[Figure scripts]
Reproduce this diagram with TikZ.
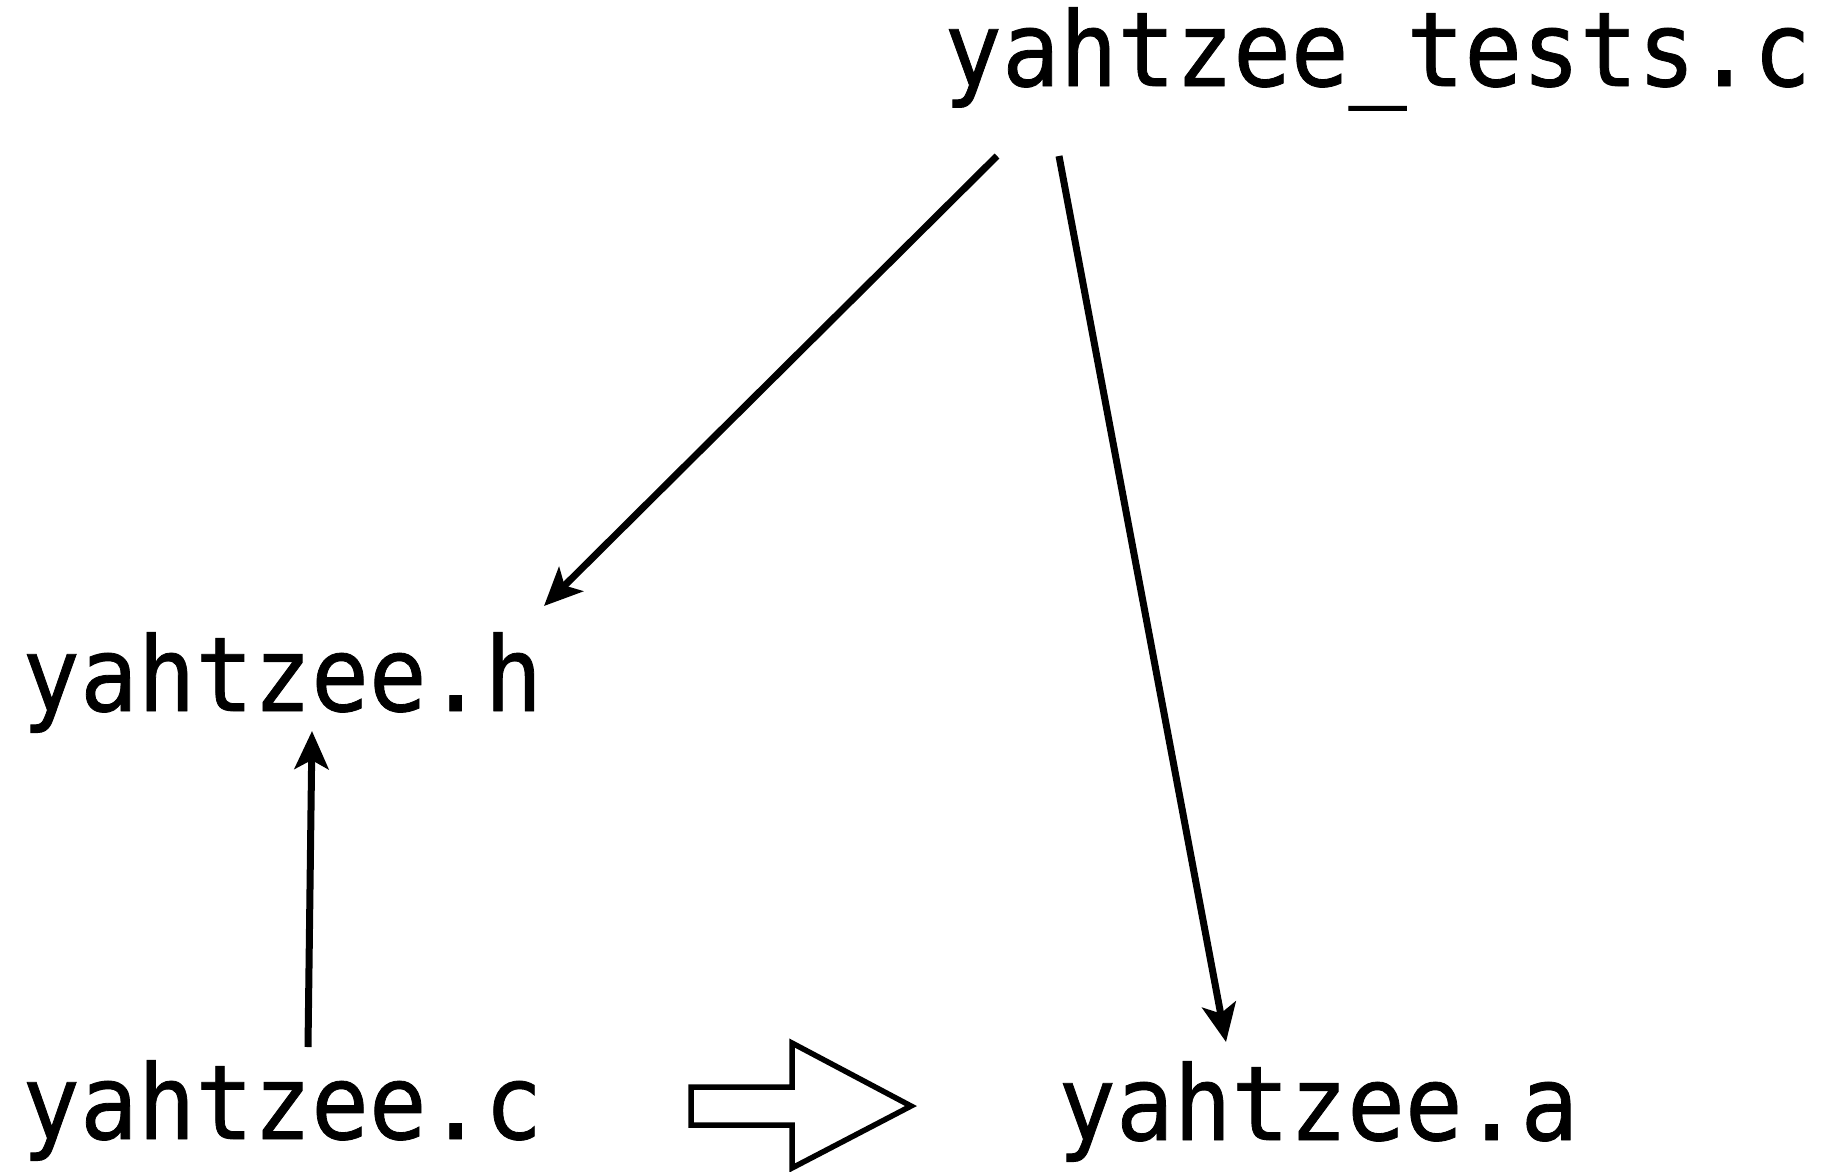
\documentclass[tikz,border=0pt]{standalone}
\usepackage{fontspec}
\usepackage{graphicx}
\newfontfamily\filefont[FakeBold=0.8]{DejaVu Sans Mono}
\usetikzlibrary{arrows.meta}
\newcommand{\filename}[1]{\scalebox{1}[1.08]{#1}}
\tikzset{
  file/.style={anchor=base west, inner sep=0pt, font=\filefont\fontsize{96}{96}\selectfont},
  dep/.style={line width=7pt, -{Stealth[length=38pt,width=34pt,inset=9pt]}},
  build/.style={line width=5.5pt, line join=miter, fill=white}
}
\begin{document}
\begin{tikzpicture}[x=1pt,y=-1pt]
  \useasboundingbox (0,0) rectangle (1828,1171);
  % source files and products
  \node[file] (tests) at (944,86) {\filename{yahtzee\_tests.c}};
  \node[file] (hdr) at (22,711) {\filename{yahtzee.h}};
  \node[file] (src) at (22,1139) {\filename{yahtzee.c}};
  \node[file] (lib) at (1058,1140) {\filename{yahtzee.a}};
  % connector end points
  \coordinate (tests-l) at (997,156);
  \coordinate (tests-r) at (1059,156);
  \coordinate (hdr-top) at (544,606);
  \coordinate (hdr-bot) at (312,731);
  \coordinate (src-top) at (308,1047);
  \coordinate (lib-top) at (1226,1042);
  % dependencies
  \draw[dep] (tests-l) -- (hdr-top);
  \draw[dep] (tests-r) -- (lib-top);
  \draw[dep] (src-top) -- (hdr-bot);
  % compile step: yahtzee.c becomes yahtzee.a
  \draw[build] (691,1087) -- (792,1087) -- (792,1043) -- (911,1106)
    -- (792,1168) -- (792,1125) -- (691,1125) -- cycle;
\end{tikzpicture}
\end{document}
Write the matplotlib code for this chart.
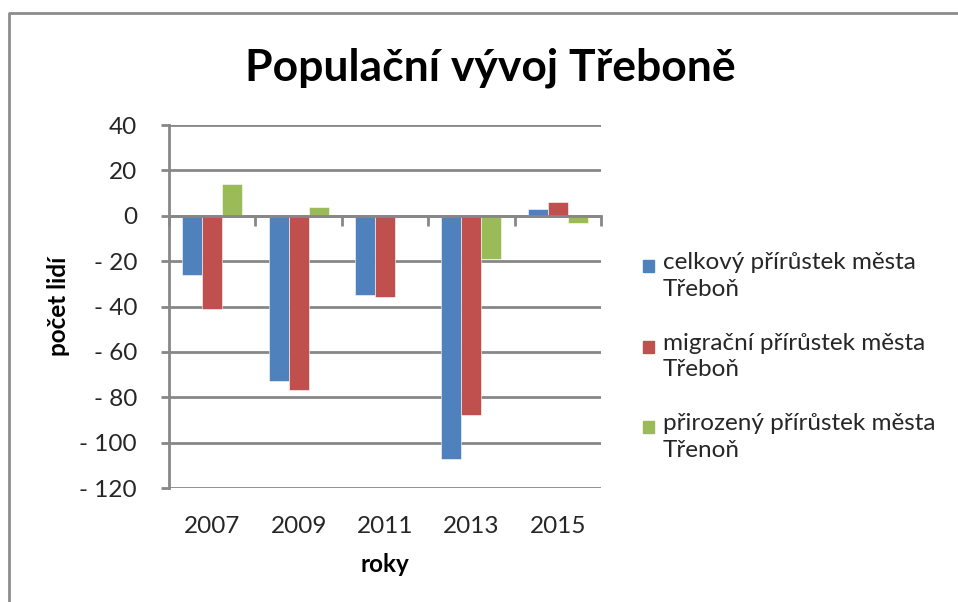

▶ [What is asked] Restate each of the entries above word for word and skip every image.

▶ [Result of the task]
Reproduce this diagram with TikZ.
\documentclass[tikz,border=0pt]{standalone}
\usepackage{fontspec}
\usepackage{graphicx}
\newfontfamily\filefont[FakeBold=0.8]{DejaVu Sans Mono}
\usetikzlibrary{arrows.meta}
\newcommand{\filename}[1]{\scalebox{1}[1.08]{#1}}
\tikzset{
  file/.style={anchor=base west, inner sep=0pt, font=\filefont\fontsize{96}{96}\selectfont},
  dep/.style={line width=7pt, -{Stealth[length=38pt,width=34pt,inset=9pt]}},
  build/.style={line width=5.5pt, line join=miter, fill=white}
}
\begin{document}
\begin{tikzpicture}[x=1pt,y=-1pt]
  \useasboundingbox (0,0) rectangle (1828,1171);
  % source files and products
  \node[file] (tests) at (944,86) {\filename{yahtzee\_tests.c}};
  \node[file] (hdr) at (22,711) {\filename{yahtzee.h}};
  \node[file] (src) at (22,1139) {\filename{yahtzee.c}};
  \node[file] (lib) at (1058,1140) {\filename{yahtzee.a}};
  % connector end points
  \coordinate (tests-l) at (997,156);
  \coordinate (tests-r) at (1059,156);
  \coordinate (hdr-top) at (544,606);
  \coordinate (hdr-bot) at (312,731);
  \coordinate (src-top) at (308,1047);
  \coordinate (lib-top) at (1226,1042);
  % dependencies
  \draw[dep] (tests-l) -- (hdr-top);
  \draw[dep] (tests-r) -- (lib-top);
  \draw[dep] (src-top) -- (hdr-bot);
  % compile step: yahtzee.c becomes yahtzee.a
  \draw[build] (691,1087) -- (792,1087) -- (792,1043) -- (911,1106)
    -- (792,1168) -- (792,1125) -- (691,1125) -- cycle;
\end{tikzpicture}
\end{document}
Write the matplotlib code for this chart.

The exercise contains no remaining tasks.